_COLLECTED MATERIAL_
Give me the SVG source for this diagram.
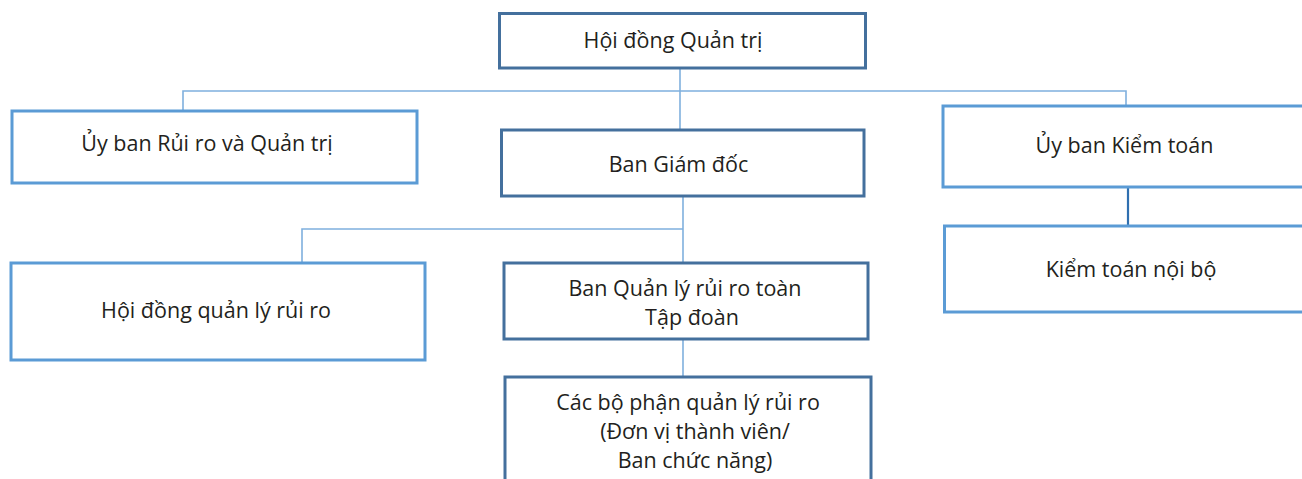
<svg xmlns="http://www.w3.org/2000/svg" width="1302" height="479" viewBox="0 0 1302 479">
<style>
.dark{fill:#fff;stroke:#44709d;stroke-width:3}
.light{fill:#fff;stroke:#5b9bd5;stroke-width:3}
.c{fill:none;stroke:#7fb0de;stroke-width:1.6}
.c2{fill:none;stroke:#2f6fb0;stroke-width:2.2}
text{font-family:"Open Sans","Noto Sans",sans-serif;font-size:21.5px;fill:#231f20;text-anchor:middle}
</style>
<rect width="1302" height="479" fill="#fff"/>
<g id="connectors">
<polyline class="c" points="183,111 183,91 1126,91 1126,106"/>
<line class="c" x1="680" y1="68" x2="680" y2="130"/>
<polyline class="c" points="302,263 302,229 683,229"/>
<line class="c" x1="683" y1="196" x2="683" y2="263"/>
<line class="c" x1="683" y1="339" x2="683" y2="377"/>
<line class="c2" x1="1128" y1="187" x2="1128" y2="226"/>
</g>
<g id="n1"><rect class="dark" x="499.5" y="13.5" width="366" height="54.5"/><text x="673" y="48">Hội đồng Quản trị</text></g>
<g id="n2"><rect class="light" x="12" y="111" width="405" height="72"/><text x="207" y="151">Ủy ban Rủi ro và Quản trị</text></g>
<g id="n3"><rect class="dark" x="501.5" y="130" width="362.5" height="66"/><text x="678.5" y="172">Ban Giám đốc</text></g>
<g id="n4"><rect class="light" x="943" y="106" width="380" height="81"/><text x="1124.5" y="153">Ủy ban Kiểm toán</text></g>
<g id="n5"><rect class="light" x="944.5" y="226" width="380" height="86"/><text x="1131" y="277">Kiểm toán nội bộ</text></g>
<g id="n6"><rect class="light" x="11" y="263" width="414" height="97"/><text x="216" y="318">Hội đồng quản lý rủi ro</text></g>
<g id="n7"><rect class="dark" x="504" y="263" width="364" height="76"/><text x="685" y="296">Ban Quản lý rủi ro toàn</text><text x="692" y="325">Tập đoàn</text></g>
<g id="n8"><rect class="dark" x="505" y="377" width="366" height="120"/><text x="688" y="410">Các bộ phận quản lý rủi ro</text><text x="695" y="439">(Đơn vị thành viên/</text><text x="695" y="468">Ban chức năng)</text></g>
</svg>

_EXERCISE DETAILS_
Make an exact reproduction of the listing above, without any pictures.

_ANSWER TO THE EXERCISE_
Give me the SVG source for this diagram.
<svg xmlns="http://www.w3.org/2000/svg" width="1302" height="479" viewBox="0 0 1302 479">
<style>
.dark{fill:#fff;stroke:#44709d;stroke-width:3}
.light{fill:#fff;stroke:#5b9bd5;stroke-width:3}
.c{fill:none;stroke:#7fb0de;stroke-width:1.6}
.c2{fill:none;stroke:#2f6fb0;stroke-width:2.2}
text{font-family:"Open Sans","Noto Sans",sans-serif;font-size:21.5px;fill:#231f20;text-anchor:middle}
</style>
<rect width="1302" height="479" fill="#fff"/>
<g id="connectors">
<polyline class="c" points="183,111 183,91 1126,91 1126,106"/>
<line class="c" x1="680" y1="68" x2="680" y2="130"/>
<polyline class="c" points="302,263 302,229 683,229"/>
<line class="c" x1="683" y1="196" x2="683" y2="263"/>
<line class="c" x1="683" y1="339" x2="683" y2="377"/>
<line class="c2" x1="1128" y1="187" x2="1128" y2="226"/>
</g>
<g id="n1"><rect class="dark" x="499.5" y="13.5" width="366" height="54.5"/><text x="673" y="48">Hội đồng Quản trị</text></g>
<g id="n2"><rect class="light" x="12" y="111" width="405" height="72"/><text x="207" y="151">Ủy ban Rủi ro và Quản trị</text></g>
<g id="n3"><rect class="dark" x="501.5" y="130" width="362.5" height="66"/><text x="678.5" y="172">Ban Giám đốc</text></g>
<g id="n4"><rect class="light" x="943" y="106" width="380" height="81"/><text x="1124.5" y="153">Ủy ban Kiểm toán</text></g>
<g id="n5"><rect class="light" x="944.5" y="226" width="380" height="86"/><text x="1131" y="277">Kiểm toán nội bộ</text></g>
<g id="n6"><rect class="light" x="11" y="263" width="414" height="97"/><text x="216" y="318">Hội đồng quản lý rủi ro</text></g>
<g id="n7"><rect class="dark" x="504" y="263" width="364" height="76"/><text x="685" y="296">Ban Quản lý rủi ro toàn</text><text x="692" y="325">Tập đoàn</text></g>
<g id="n8"><rect class="dark" x="505" y="377" width="366" height="120"/><text x="688" y="410">Các bộ phận quản lý rủi ro</text><text x="695" y="439">(Đơn vị thành viên/</text><text x="695" y="468">Ban chức năng)</text></g>
</svg>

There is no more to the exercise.